> _EXERCISE GOAL_
The lines to extract run from the first line of the material below to the line containing "['0,5', '1,5', '2,5', '3,5', '4,5', '5,5', '6,5'];", both included; leave the pictures behind.

> _MATERIAL_
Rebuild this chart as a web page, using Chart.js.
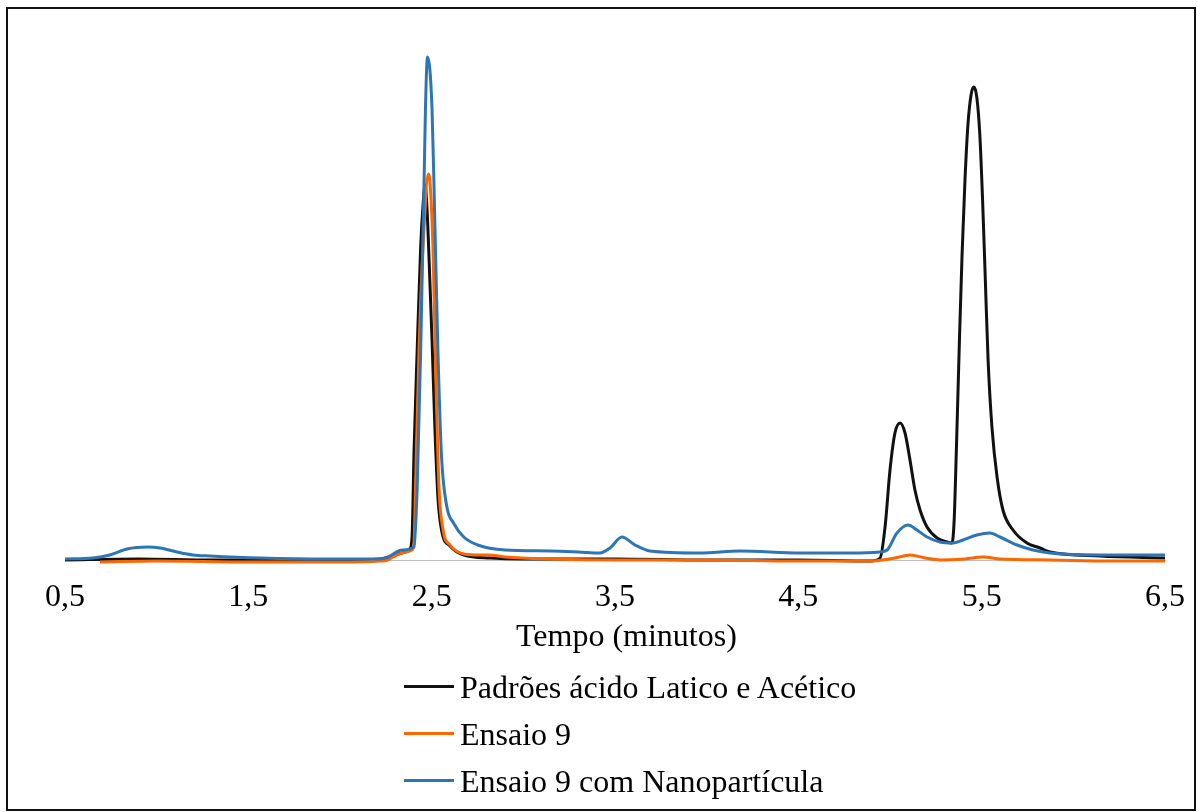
<!DOCTYPE html>
<html lang="pt">
<head>
<meta charset="utf-8">
<title>Cromatograma - Ensaio 9</title>
<script src="https://cdn.jsdelivr.net/npm/chart.js@4.4.1/dist/chart.umd.min.js"></script>
<style>
  html, body { margin: 0; padding: 0; background: #fff; }
  #wrap { position: relative; width: 1197px; height: 812px; overflow: hidden; }
  #box { position: absolute; left: 0; top: 0; width: 1197px; height: 812px; }
  #frame { position: absolute; left: 6px; top: 7px; width: 1190px; height: 804px; border: 2px solid #111; box-sizing: border-box; pointer-events: none; }
  .serif { font-family: 'Liberation Serif', 'Times New Roman', serif; font-size: 32px; color: #000; line-height: 36px; white-space: nowrap; }
  #xtitle { position: absolute; left: 516px; top: 617px; }
  #legend { position: absolute; left: 404px; top: 663px; }
  .item { display: flex; align-items: center; height: 47px; }
  .swatch { width: 50px; height: 3px; margin-right: 6px; }
</style>
</head>
<body>
<div id="wrap">
  <div id="box"><canvas id="cromatograma"></canvas></div>
  <div id="xtitle" class="serif">Tempo (minutos)</div>
  <div id="legend" class="serif"></div>
  <div id="frame"></div>
</div>
<script>
// eixo X (minutos)
const tickValues = [0.5, 1.5, 2.5, 3.5, 4.5, 5.5, 6.5];
const tickLabels = ['0,5', '1,5', '2,5', '3,5', '4,5', '5,5', '6,5'];

// Padrões ácido Latico e Acético
const padraoTempo = [0.500, 0.900, 1.300, 2.000, 2.218, 2.289, 2.338, 2.380, 2.393, 2.404, 2.421, 2.440, 2.453, 2.464, 2.475, 2.486, 2.502, 2.518, 2.535, 2.556, 2.600, 2.676, 2.818, 3.000, 3.500, 4.000, 4.500, 4.891, 4.946, 4.973, 5.000, 5.027, 5.055, 5.082, 5.109, 5.136, 5.164, 5.202, 5.257, 5.311, 5.338, 5.350, 5.362, 5.378, 5.393, 5.409, 5.425, 5.443, 5.458, 5.474, 5.490, 5.505, 5.520, 5.535, 5.556, 5.584, 5.616, 5.671, 5.747, 5.818, 5.873, 6.146, 6.500];
const padraoSinal = [0, 1, 0, 0, 1, 4, 7, 11, 23, 110, 210, 313, 355, 375, 350, 300, 220, 130, 60, 28, 14, 5, 2, 1, 1, 0, 0, -1, 2, 33, 90, 127, 137, 127, 100, 70, 50, 33, 22, 18, 17, 40, 110, 215, 305, 380, 435, 466, 473, 462, 425, 360, 280, 200, 133, 83, 50, 30, 17, 12, 8, 4, 2];

// Ensaio 9
const ensaioTempo = [0.691, 1.000, 1.500, 2.000, 2.218, 2.260, 2.289, 2.338, 2.393, 2.404, 2.412, 2.431, 2.453, 2.483, 2.507, 2.524, 2.540, 2.562, 2.600, 2.676, 2.764, 2.807, 2.900, 3.145, 3.500, 4.000, 4.500, 4.891, 5.027, 5.109, 5.191, 5.273, 5.409, 5.507, 5.600, 5.873, 6.200, 6.500];
const ensaioSinal = [-2, -1, -2, -2, -1, 0, 3, 7, 10, 18, 72, 210, 313, 386, 313, 175, 72, 30, 15, 6, 5, 5, 3, 1, 0, 0, -1, -1, 2, 5, 2, 0, 1, 3, 1, 0, -1, -1];

// Ensaio 9 com Nanopartícula
const nanoTempo = [0.500, 0.653, 0.745, 0.838, 0.953, 1.018, 1.111, 1.198, 1.291, 1.564, 1.929, 2.218, 2.262, 2.338, 2.404, 2.421, 2.440, 2.459, 2.466, 2.477, 2.502, 2.516, 2.534, 2.553, 2.582, 2.619, 2.675, 2.751, 2.900, 3.145, 3.300, 3.418, 3.473, 3.538, 3.609, 3.691, 3.964, 4.182, 4.509, 4.782, 4.946, 4.984, 5.038, 5.098, 5.147, 5.202, 5.273, 5.344, 5.398, 5.474, 5.545, 5.600, 5.693, 5.780, 5.873, 6.146, 6.500];
const nanoSinal = [1, 2, 5, 11, 13, 12, 8, 5, 4, 2, 1, 1, 3, 10, 13, 72, 210, 382, 450, 503, 451, 348, 210, 106, 54, 37, 23, 15, 10, 9, 8, 7, 12, 23, 15, 9, 7, 9, 7, 7, 8, 10, 27, 35, 30, 23, 18, 17, 20, 25, 27, 23, 15, 10, 7, 5, 5];

const serif = "'Liberation Serif', 'Times New Roman', serif";

function serie(label, tempo, sinal, cor, ordem) {
    return {
        label: label,
        data: tempo.map((t, i) => ({ x: t, y: sinal[i] })),
        borderColor: cor,
        backgroundColor: cor,
        borderWidth: 3,
        pointRadius: 0,
        cubicInterpolationMode: 'monotone',
        clip: false,
        order: ordem
    };
}

const datasets = [
    serie('Padrões ácido Latico e Acético', padraoTempo, padraoSinal, '#111111', 3),
    serie('Ensaio 9', ensaioTempo, ensaioSinal, '#ff6600', 2),
    serie('Ensaio 9 com Nanopartícula', nanoTempo, nanoSinal, '#2e75b6', 1)
];

const ctx = document.getElementById('cromatograma').getContext('2d');
new Chart(ctx, {
    type: 'line',
    data: { datasets: datasets },
    options: {
        responsive: true,
        maintainAspectRatio: false,
        animation: false,
        layout: { padding: { left: 65, right: 32, top: 20, bottom: 152 } },
        scales: {
            x: {
                type: 'linear',
                min: 0.5,
                max: 6.5,
                grid: { display: false, drawTicks: false },
                border: { display: true, color: '#bfbfbf', width: 1 },
                afterBuildTicks: (scale) => {
                    scale.ticks = tickValues.map(v => ({ value: v }));
                },
                afterFit: (scale) => {
                    scale.height = 100;
                },
                ticks: {
                    autoSkip: false,
                    maxRotation: 0,
                    padding: 12,
                    color: '#000',
                    font: { family: serif, size: 32, lineHeight: 1.6 },
                    callback: (value) => tickLabels[tickValues.indexOf(value)]
                }
            },
            y: {
                display: false,
                min: 0,
                max: 540
            }
        },
        plugins: {
            legend: { display: false },
            tooltip: { enabled: false }
        }
    }
});

// legenda em HTML, uma série por linha
const legend = document.getElementById('legend');
datasets.forEach(ds => {
    const item = document.createElement('div');
    item.className = 'item';
    const swatch = document.createElement('span');
    swatch.className = 'swatch';
    swatch.style.background = ds.borderColor;
    const text = document.createElement('span');
    text.textContent = ds.label;
    item.appendChild(swatch);
    item.appendChild(text);
    legend.appendChild(item);
});
</script>
</body>
</html>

> _THE ANSWER_
Rebuild this chart as a web page, using Chart.js.
<!DOCTYPE html>
<html lang="pt">
<head>
<meta charset="utf-8">
<title>Cromatograma - Ensaio 9</title>
<script src="https://cdn.jsdelivr.net/npm/chart.js@4.4.1/dist/chart.umd.min.js"></script>
<style>
  html, body { margin: 0; padding: 0; background: #fff; }
  #wrap { position: relative; width: 1197px; height: 812px; overflow: hidden; }
  #box { position: absolute; left: 0; top: 0; width: 1197px; height: 812px; }
  #frame { position: absolute; left: 6px; top: 7px; width: 1190px; height: 804px; border: 2px solid #111; box-sizing: border-box; pointer-events: none; }
  .serif { font-family: 'Liberation Serif', 'Times New Roman', serif; font-size: 32px; color: #000; line-height: 36px; white-space: nowrap; }
  #xtitle { position: absolute; left: 516px; top: 617px; }
  #legend { position: absolute; left: 404px; top: 663px; }
  .item { display: flex; align-items: center; height: 47px; }
  .swatch { width: 50px; height: 3px; margin-right: 6px; }
</style>
</head>
<body>
<div id="wrap">
  <div id="box"><canvas id="cromatograma"></canvas></div>
  <div id="xtitle" class="serif">Tempo (minutos)</div>
  <div id="legend" class="serif"></div>
  <div id="frame"></div>
</div>
<script>
// eixo X (minutos)
const tickValues = [0.5, 1.5, 2.5, 3.5, 4.5, 5.5, 6.5];
const tickLabels = ['0,5', '1,5', '2,5', '3,5', '4,5', '5,5', '6,5'];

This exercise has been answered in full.